また、手土産を渡すときに一言添えるのも忘れずに。「つまらないものですが」という言葉は、あまり良い印象を相手に与えません。「お好きなものだと聞いたので…」「お口に合うと良いのですが…」などといった言葉を添えて手渡します。
和室ならではのマナーも多い
畳のヘリや敷居を踏まないように歩くなど、和室ならではのマナーも多いです。また、襖の開け方や座布団への座り方など慣れていないと、どうしたらいいのかわからないものも多いでしょう。

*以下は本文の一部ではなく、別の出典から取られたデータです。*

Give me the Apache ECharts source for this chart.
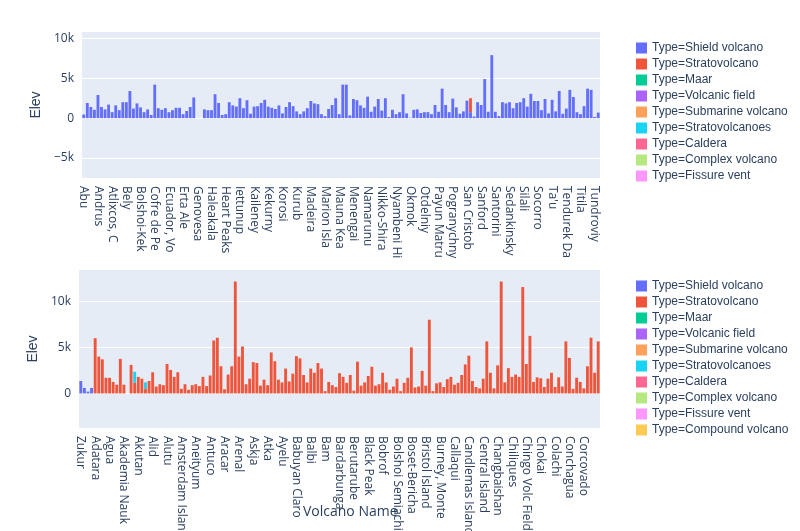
<!DOCTYPE html>
<html><head><meta charset="utf-8">
<script src="https://cdn.jsdelivr.net/npm/echarts@6/dist/echarts.min.js"></script>
<style>html,body{margin:0;padding:0;background:#fff}#c{width:800px;height:531px}</style>
</head><body><div id="c"></div>
<script>
const topLabels = ["Abu","Andrus","Atlixcos, Cerro","Bely","Bolshoi-Kekuknaisky","Cofre de Perote","Ecuador, Volcan","Erta Ale","Genovesa","Haleakala","Heart Peaks","Iettunup","Kaileney","Kekurny","Korosi","Kurub","Madeira","Marion Island","Mauna Kea","Menengai","Namarunu","Nikko-Shirane","Nyambeni Hills","Okmok","Otdelniy","Payun Matru","Pogranychny","San Cristobal","Sanford","Santorini","Sedankinsky","Silali","Socorro","Ta'u","Tendurek Dagi","Titila","Tundroviy"];
const bottomLabels = ["Zukur","Adatara","Agua","Akademia Nauk","Akutan","Alid","Alutu","Amsterdam Island","Aneityum","Antuco","Aracar","Arenal","Askja","Atka","Ayelu","Babuyan Claro","Balbi","Bam","Bardarbunga","Berutarube","Black Peak","Bobrof","Bolshoi Semiachik","Boset-Bericha","Bristol Island","Burney, Monte","Callaqui","Candlemas Island","Central Island","Changbaishan","Chiliques","Chingo Volc Field","Chokai","Colachi","Conchagua","Corcovado"];
const types = ["Shield volcano","Stratovolcano","Maar","Volcanic field","Submarine volcano","Stratovolcanoes","Caldera","Complex volcano","Fissure vent","Compound volcano"];
const colors = ["#636efa","#EF553B","#00cc96","#ab63fa","#FFA15A","#19d3f3","#FF6692","#B6E880","#FF97FF","#FECB52"];
const yTicks = [-5000,0,5000,10000];
const topShield = [450,1900,1400,1050,2900,1400,1100,1700,750,1600,1000,2000,2000,3400,1200,1850,1350,750,1100,400,4200,1250,1050,1250,750,1000,1300,1300,500,900,1400,2600,0,0,1100,1000,1000,3000,1900,400,500,2000,1600,1450,2500,1250,2250,550,1450,1500,1900,2300,1450,1300,1150,1600,600,1400,2000,1500,850,500,850,1250,2150,1850,1750,500,250,1150,1650,2500,500,4200,4200,350,2400,2250,1600,1300,2700,800,1450,2400,950,2500,150,1050,500,750,3000,600,50,1050,1100,650,750,750,500,1650,800,3700,1650,750,2450,1350,550,850,2200,750,200,2000,1650,4900,800,7900,800,250,2000,1850,2000,1250,1900,2000,2500,1450,3050,2150,2150,1000,2400,600,2300,850,3400,550,1200,3550,2650,750,500,1500,3700,3550,150,700];
const topStrato = [[109,1750]];
const bottomShield = [1350,600,200,600];
const bottomStrato = [0,0,0,0,6000,4000,3700,1700,1700,1250,950,3750,950,0,3100,1150,1800,1600,500,1350,2300,750,1000,900,3200,2550,1800,2300,500,1000,400,900,1000,800,1800,800,1950,5750,6050,2950,450,2050,2950,12150,4000,5100,1000,1600,3400,3300,850,1500,900,4450,3500,1500,1200,2700,1300,2150,4050,3800,2000,1200,2700,2250,3300,2700,250,1250,900,700,2200,1800,1150,2000,300,3450,850,1200,1900,2900,850,1000,2250,1200,400,750,1600,250,1150,1700,5000,650,750,2450,850,8000,250,1100,1200,700,1550,1800,950,1150,2000,3150,4100,1350,700,550,1600,5650,2250,550,3050,12150,1200,2750,1800,2050,1800,11550,3200,6250,1250,1750,1650,700,1600,2250,700,1750,750,5650,3850,500,1700,1250,550,2950,6050,2250,5650];
const bottomStratovolcanoes = [[15,1200],[18,700]];

function cats(labels, n){const out=[];for(let i=0;i<n;i++){const b=labels[Math.floor(i/4)];out.push(i%4===0&&b!==undefined?b:'\u200b'.repeat(i+1));}return out;}
const topCats = cats(topLabels, topShield.length);
const botCats = cats(bottomLabels, bottomStrato.length);
function sparse(pairs,n){const a=new Array(n).fill(0);pairs.forEach(p=>a[p[0]]=p[1]);return a;}
const n1=topShield.length, n2=bottomStrato.length;
const topSeriesData = {0: topShield, 1: sparse(topStrato,n1)};
const botSeriesData = {0: bottomShield.concat(new Array(n2-bottomShield.length).fill(0)), 1: bottomStrato, 5: sparse(bottomStratovolcanoes,n2)};

const series=[];
function addSeries(dataMap,nTypes,gi){
  series.push({type:'line',xAxisIndex:gi,yAxisIndex:gi,data:[],z:1,silent:true,
    markLine:{silent:true,symbol:'none',label:{show:false},lineStyle:{color:'#fff',width:1,type:'solid'},
      data:yTicks.map(v=>({yAxis:v}))}});
  for(let t=0;t<nTypes;t++){
    series.push({type:'bar',name:'Type='+types[t]+(gi?'\u200b':''),xAxisIndex:gi,yAxisIndex:gi,stack:'s'+gi,barCategoryGap:'20%',z:5,
      itemStyle:{color:colors[t]},data:dataMap[t]||[]});
  }
}
addSeries(topSeriesData,9,0);
addSeries(botSeriesData,10,1);

const axisLabel={color:'#2a3f5f',fontSize:12,fontFamily:'Open Sans, Arial',rotate:-90,interval:3};
const yLab={color:'#2a3f5f',fontSize:12,fontFamily:'Open Sans, Arial',
  formatter:v=>(v%5000!==0)?'':(v===0?'0':(v<0?'−':'')+Math.abs(v/1000)+'k')};
const chart=echarts.init(document.getElementById('c'));
chart.setOption({
  animation:false,
  title:{text:'Volcano Name',left:298,top:500,textStyle:{color:'#2a3f5f',fontSize:14,fontWeight:'normal',fontFamily:'Open Sans, Arial'},z:10},
  grid:[{left:82,right:200,top:32,height:146,backgroundColor:'#E5ECF6',show:true,borderWidth:0,outerBoundsMode:'none'},
        {left:79,right:200,top:270,height:158,backgroundColor:'#E5ECF6',show:true,borderWidth:0,outerBoundsMode:'none'}],
  xAxis:[{type:'category',gridIndex:0,data:topCats,axisLine:{show:false},axisTick:{show:false},axisLabel:{...axisLabel,formatter:v=>v.slice(0,11)}},
         {type:'category',gridIndex:1,data:botCats,axisLine:{show:false},axisTick:{show:false},axisLabel:{...axisLabel}}],
  yAxis:[{type:'value',gridIndex:0,min:-7500,max:10800,interval:2500,axisLabel:{...yLab,showMaxLabel:false},
          splitLine:{show:false},name:'Elev',nameLocation:'middle',nameGap:26,nameTextStyle:{color:'#2a3f5f',fontSize:14}},
         {type:'value',gridIndex:1,min:-3750,max:13400,interval:1250,axisLabel:{...yLab,showMaxLabel:false},
          splitLine:{show:false},name:'Elev',nameLocation:'middle',nameGap:26,nameTextStyle:{color:'#2a3f5f',fontSize:14}}],
  legend:[{orient:'vertical',left:631,top:37,itemGap:4,itemWidth:11,itemHeight:11,icon:'rect',textStyle:{color:'#2a3f5f',fontSize:12},
           data:types.slice(0,9).map(t=>'Type='+t)},
          {orient:'vertical',left:631,top:275,itemGap:4,itemWidth:11,itemHeight:11,icon:'rect',textStyle:{color:'#2a3f5f',fontSize:12},
           data:types.map(t=>'Type='+t+'\u200b'),formatter:n=>n.replace(/\u200b/g,'')}],
  series:series
});
</script></body></html>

「着物姿が決まる!覚えておきたい和室マナーとは?」では、そういった和室のマナーについて紹介しています。今回ご紹介した訪問時のマナーと合わせて参考にしてください。
和室、洋室ともに下座に座る
部屋では、「どうぞお座りください」と声を掛けられてから座るようにしましょう。和室、洋室ともに、座る位置を指定されなかった場合は下座に座るのが基本です。知らず知らずの内に上座に座ってしまうことのないようにしてください。基本的に、出入りから一番近い場所にある席が下座、遠い場所にある席が上座です。
着物の立ち居振る舞いも意識して!
今回は、相手のお宅を訪問する際に気を付けたい、マナーについてご紹介しました。訪問先ではつい緊張してしまうもの。しかし、相手の立場に立って対応すれば、空気を台無しにしてしまうこともないでしょう。
着物で訪問する際は、マナーはもちろん立ち居振る舞いも意識したい部分です。立つ、座る、お礼をするなど、ちょっとした動作も少し意識することで、着物姿をより引き立ててくれます。訪問時には、マナーや立ち居振る舞いを意識して、楽しい時間を過ごしてくださいね。